> [Written problem]:
Look through the data below. Collect every line where the word "with" occurs.

> [The input]:
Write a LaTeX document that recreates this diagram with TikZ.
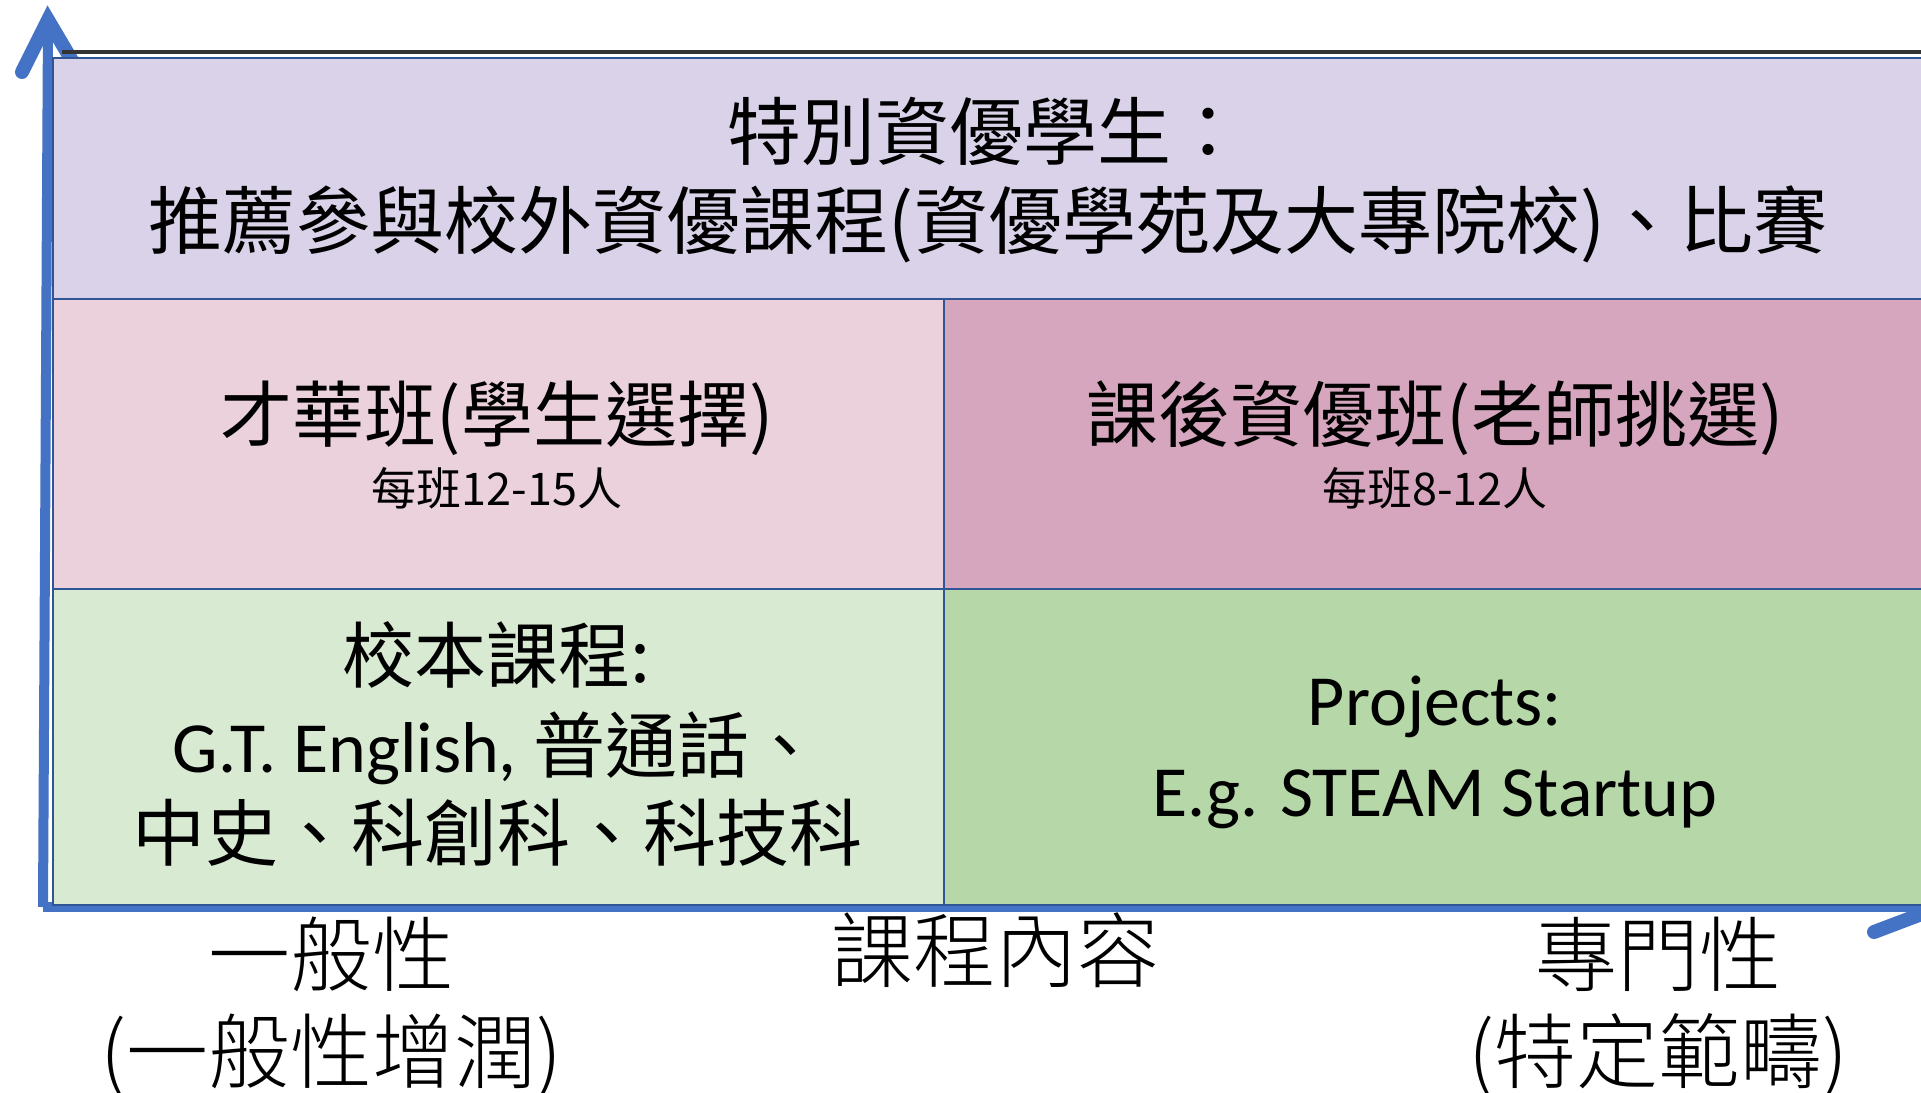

--

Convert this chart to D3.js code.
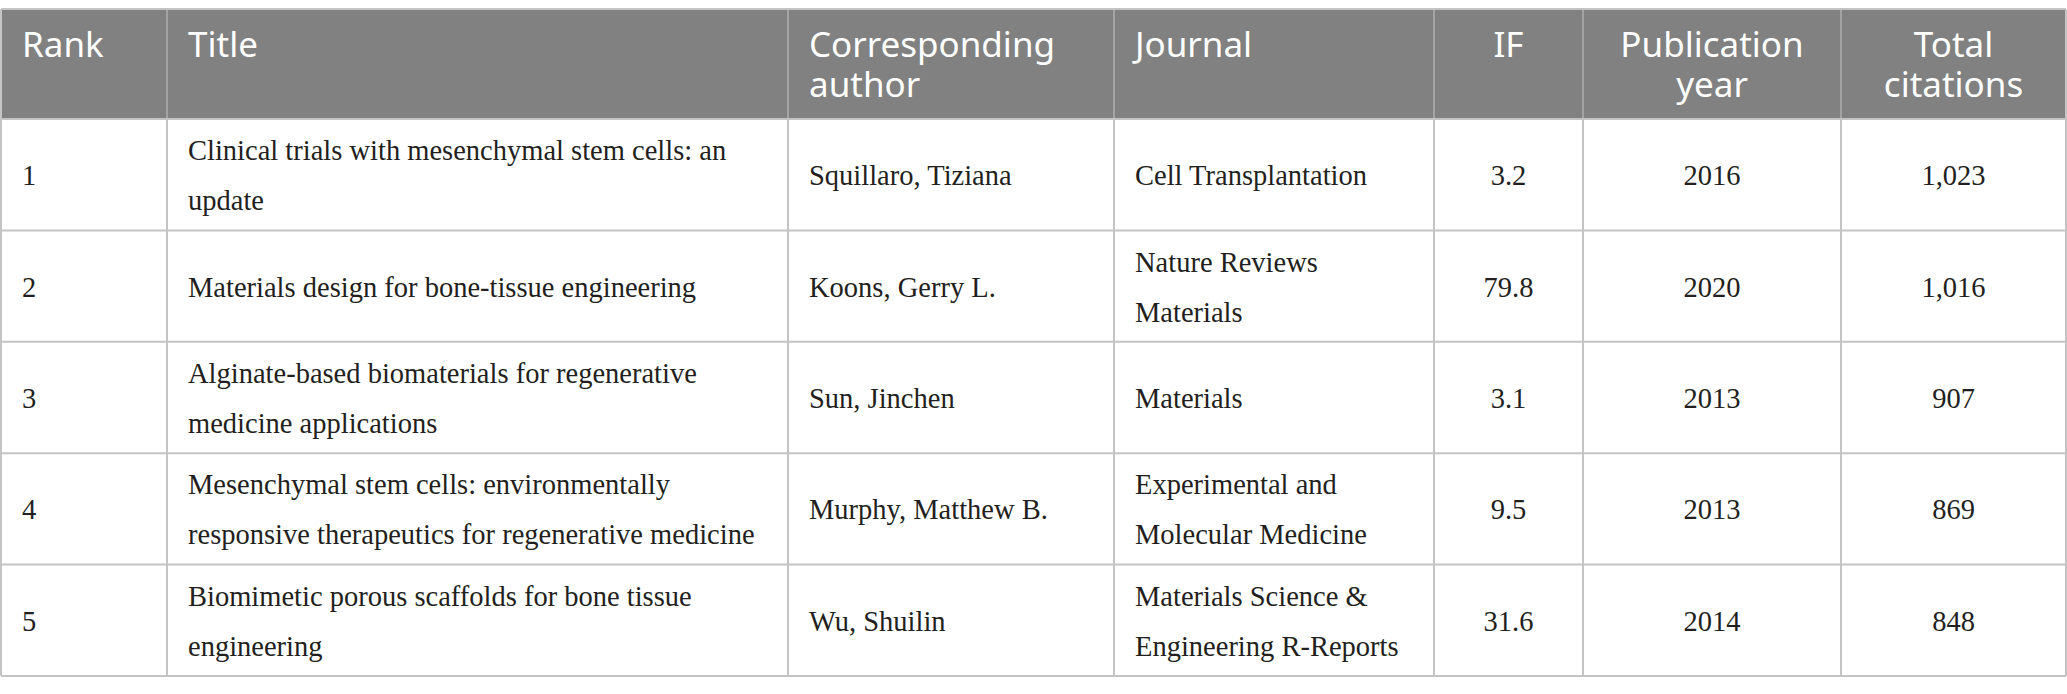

* * *

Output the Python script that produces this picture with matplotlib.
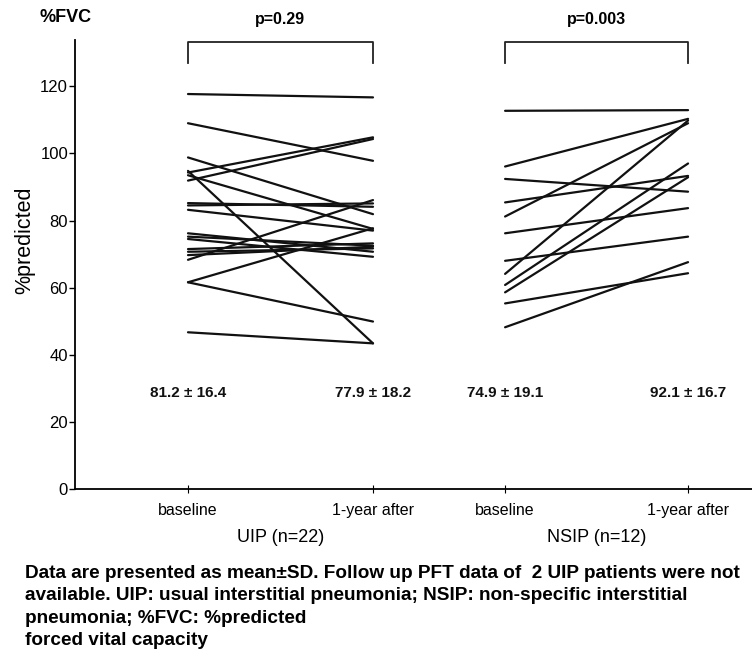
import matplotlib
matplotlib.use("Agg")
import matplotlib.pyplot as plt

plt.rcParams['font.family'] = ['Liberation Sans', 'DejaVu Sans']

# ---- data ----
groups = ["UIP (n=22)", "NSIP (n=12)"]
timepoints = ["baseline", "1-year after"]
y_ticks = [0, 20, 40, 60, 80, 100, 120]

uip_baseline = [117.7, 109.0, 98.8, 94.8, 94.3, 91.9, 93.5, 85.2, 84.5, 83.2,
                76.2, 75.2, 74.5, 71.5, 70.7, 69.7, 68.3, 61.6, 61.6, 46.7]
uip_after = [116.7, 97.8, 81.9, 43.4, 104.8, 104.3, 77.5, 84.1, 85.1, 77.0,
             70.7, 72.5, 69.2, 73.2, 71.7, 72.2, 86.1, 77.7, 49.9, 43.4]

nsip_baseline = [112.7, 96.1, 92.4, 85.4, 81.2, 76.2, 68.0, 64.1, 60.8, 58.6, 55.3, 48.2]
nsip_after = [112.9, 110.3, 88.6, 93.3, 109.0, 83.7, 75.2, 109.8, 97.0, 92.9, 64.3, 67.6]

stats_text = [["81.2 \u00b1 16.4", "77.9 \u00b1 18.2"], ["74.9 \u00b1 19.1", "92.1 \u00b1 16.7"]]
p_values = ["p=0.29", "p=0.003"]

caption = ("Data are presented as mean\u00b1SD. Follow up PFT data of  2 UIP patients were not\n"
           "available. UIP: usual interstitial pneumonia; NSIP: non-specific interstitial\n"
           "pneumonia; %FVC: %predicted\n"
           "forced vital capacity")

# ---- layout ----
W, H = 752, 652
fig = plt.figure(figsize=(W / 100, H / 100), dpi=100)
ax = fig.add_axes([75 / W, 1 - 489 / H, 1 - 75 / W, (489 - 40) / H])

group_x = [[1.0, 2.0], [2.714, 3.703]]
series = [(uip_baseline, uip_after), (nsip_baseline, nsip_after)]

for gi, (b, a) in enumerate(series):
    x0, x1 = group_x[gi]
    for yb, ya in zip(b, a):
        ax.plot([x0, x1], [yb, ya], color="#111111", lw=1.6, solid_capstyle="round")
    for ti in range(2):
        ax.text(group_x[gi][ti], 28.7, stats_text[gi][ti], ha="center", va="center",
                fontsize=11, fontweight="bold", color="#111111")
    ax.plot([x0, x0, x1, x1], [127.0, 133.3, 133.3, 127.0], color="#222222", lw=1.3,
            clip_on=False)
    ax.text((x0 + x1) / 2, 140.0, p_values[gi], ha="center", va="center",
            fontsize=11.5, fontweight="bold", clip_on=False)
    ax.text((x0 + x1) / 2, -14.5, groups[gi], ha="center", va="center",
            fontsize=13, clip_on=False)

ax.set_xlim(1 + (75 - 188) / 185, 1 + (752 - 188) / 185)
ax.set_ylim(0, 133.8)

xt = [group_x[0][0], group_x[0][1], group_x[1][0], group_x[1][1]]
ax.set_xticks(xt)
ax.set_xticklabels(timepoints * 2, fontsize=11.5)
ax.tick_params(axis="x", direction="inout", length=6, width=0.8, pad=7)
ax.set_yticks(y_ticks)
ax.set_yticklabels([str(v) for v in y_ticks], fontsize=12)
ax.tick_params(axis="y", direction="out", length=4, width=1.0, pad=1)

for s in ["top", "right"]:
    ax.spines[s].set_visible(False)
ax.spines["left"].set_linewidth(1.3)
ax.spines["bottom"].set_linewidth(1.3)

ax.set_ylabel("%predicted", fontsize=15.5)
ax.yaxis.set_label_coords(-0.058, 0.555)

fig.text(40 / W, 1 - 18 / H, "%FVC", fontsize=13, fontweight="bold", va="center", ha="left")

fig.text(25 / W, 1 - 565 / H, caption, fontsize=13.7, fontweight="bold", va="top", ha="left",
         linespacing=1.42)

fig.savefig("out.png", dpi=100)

> [Full output]:
Write a LaTeX document that recreates this diagram with TikZ.
Output the Python script that produces this picture with matplotlib.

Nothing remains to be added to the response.